L’idea potrebbe essere quella di portare la crisi in Parlamento, senza però arrivare immediatamente ad un voto. Agire come fu fatto nell’estate 2019 con Matteo Salvini, con Conte pronto a riversare sul nuovo rivale le accuse di irresponsabilità per aver condotto il Paese in una crisi politica mentre la terza ondata di contagi è alle porte. A quel punto, aspettare che in Aula si formino, complici le acque agitate in Maggioranza, nuovi gruppi parlamentari di “salvatori della Patria” e, solo allora, andare alla conta. Uno scenario confermato, in parte, dalle parole di Clemente Mastella – ora sindaco di Benevento, in passato Ministro sia per il Centrosinistra che per il Centrodestra – che ad Adnkronos ha già fatto sapere che “subito dopo la crisi intendo far partire un’iniziativa per recuperare vecchi amici e nuovi contributi, quelli che sono interessati“. Tra questi, certamente, ci sarà anche sua moglie, Sandra Lonardo, eletta in Senato nel 2018 nelle file di Forza Italia e già da qualche mese intervenuta a sostegno del Governo Conte.

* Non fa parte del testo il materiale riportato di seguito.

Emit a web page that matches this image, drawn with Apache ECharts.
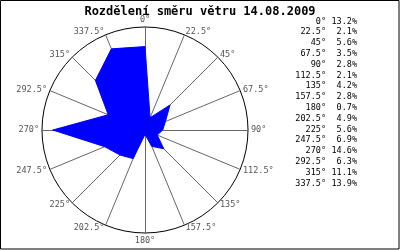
<!DOCTYPE html>
<html>
<head>
<meta charset="utf-8">
<script src="https://cdn.jsdelivr.net/npm/echarts@6/dist/echarts.min.js"></script>
<style>html,body{margin:0;padding:0;background:#fff}#c{width:400px;height:250px}</style>
</head>
<body>
<div id="c"></div>
<script>
var titleText = 'Rozdělení směru větru 14.08.2009';
var directions = ['0', '22.5', '45', '67.5', '90', '112.5', '135', '157.5', '180', '202.5', '225', '247.5', '270', '292.5', '315', '337.5'];
var percents = [13.2, 2.1, 5.6, 3.5, 2.8, 2.1, 4.2, 2.8, 0.7, 4.9, 5.6, 6.9, 14.6, 6.3, 11.1, 13.9];
var radialMax = 16.3;

// radar lays axes counter-clockwise, compass goes clockwise: reverse after the first
var order = [0];
for (var i = directions.length - 1; i >= 1; i--) order.push(i);
var indicators = order.map(function (i) { return { name: directions[i] + '°', max: radialMax, min: 0 }; });
var radarValues = order.map(function (i) { return percents[i]; });

var legendAngles = directions.map(function (d) { return d + '°'; }).join('\n');
var legendPcts = percents.map(function (p) { return p.toFixed(1) + '%'; }).join('\n');

var mono = '"DejaVu Sans Mono", monospace';
var chart = echarts.init(document.getElementById('c'), null, { renderer: 'canvas' });
chart.setOption({
  backgroundColor: '#ffffff',
  animation: false,
  title: {
    text: titleText, left: 'center', top: 1,
    textStyle: { fontFamily: mono, fontWeight: 'bold', fontSize: 12, color: '#000' }
  },
  radar: {
    center: [145, 130],
    radius: 103,
    startAngle: 90,
    shape: 'circle',
    splitNumber: 1,
    indicator: indicators,
    nameGap: 3,
    axisName: { color: '#555', fontFamily: mono, fontSize: 8.5 },
    axisLine: { lineStyle: { color: '#666', width: 1 } },
    splitLine: { lineStyle: { color: '#000', width: 1 } },
    splitArea: { show: false },
    axisTick: { show: false },
    axisLabel: { show: false }
  },
  series: [{
    type: 'radar',
    symbol: 'none',
    data: [{
      value: radarValues,
      lineStyle: { color: '#0000ff', width: 1 },
      areaStyle: { color: '#0000ff', opacity: 1 }
    }]
  }],
  graphic: [
    { type: 'rect', shape: { x: 0.5, y: 0.5, width: 398.5, height: 248.5 }, style: { fill: 'none', stroke: '#000', lineWidth: 1 }, silent: true },
    { type: 'text', x: 326, y: 16, style: { text: legendAngles, textAlign: 'right', font: '8.5px ' + mono, fill: '#000', lineHeight: 10.8 } },
    { type: 'text', x: 357, y: 16, style: { text: legendPcts, textAlign: 'right', font: '8.5px ' + mono, fill: '#000', lineHeight: 10.8 } }
  ]
});
</script>
</body>
</html>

E una sorpresa potrebbe farla anche Silvio Berlusconi, visto che risultano essersi intensificati, da qualche settimana a questa parte, i contatti tra Palazzo Chigi ed il grande architetto delle manovre di Forza Italia, Gianni Letta. Nonostante dal partito del Cavaliere piovano smentite – Mara Carfagna definisce “fantascienza” un appoggio a Conte – e al di là delle rassicurazioni sui continui contatti tra l’ex Premier e Matteo Salvini, qualcosa potrebbe accadere davvero. Particolarmente attivo, per esempio, Raffaele Fantetti – ex FI poi passato al gruppo Misto. Il parlamentare, avvocato come Conte e fondatore dell’associazione “Italia23“, descritta come una futura lista di sostegno al Premier, avrebbe preso contatti con molti ex colleghi di partito per mantenere in sella il Presidente del Consiglio. Che intanto, pronto ad ogni evenienza, avrebbe già in serbo il Piano B: un partito – il cui simbolo sarebbe già stato registrato – per correre alle prossime, forse imminenti, elezioni. Il nome? “Insieme“.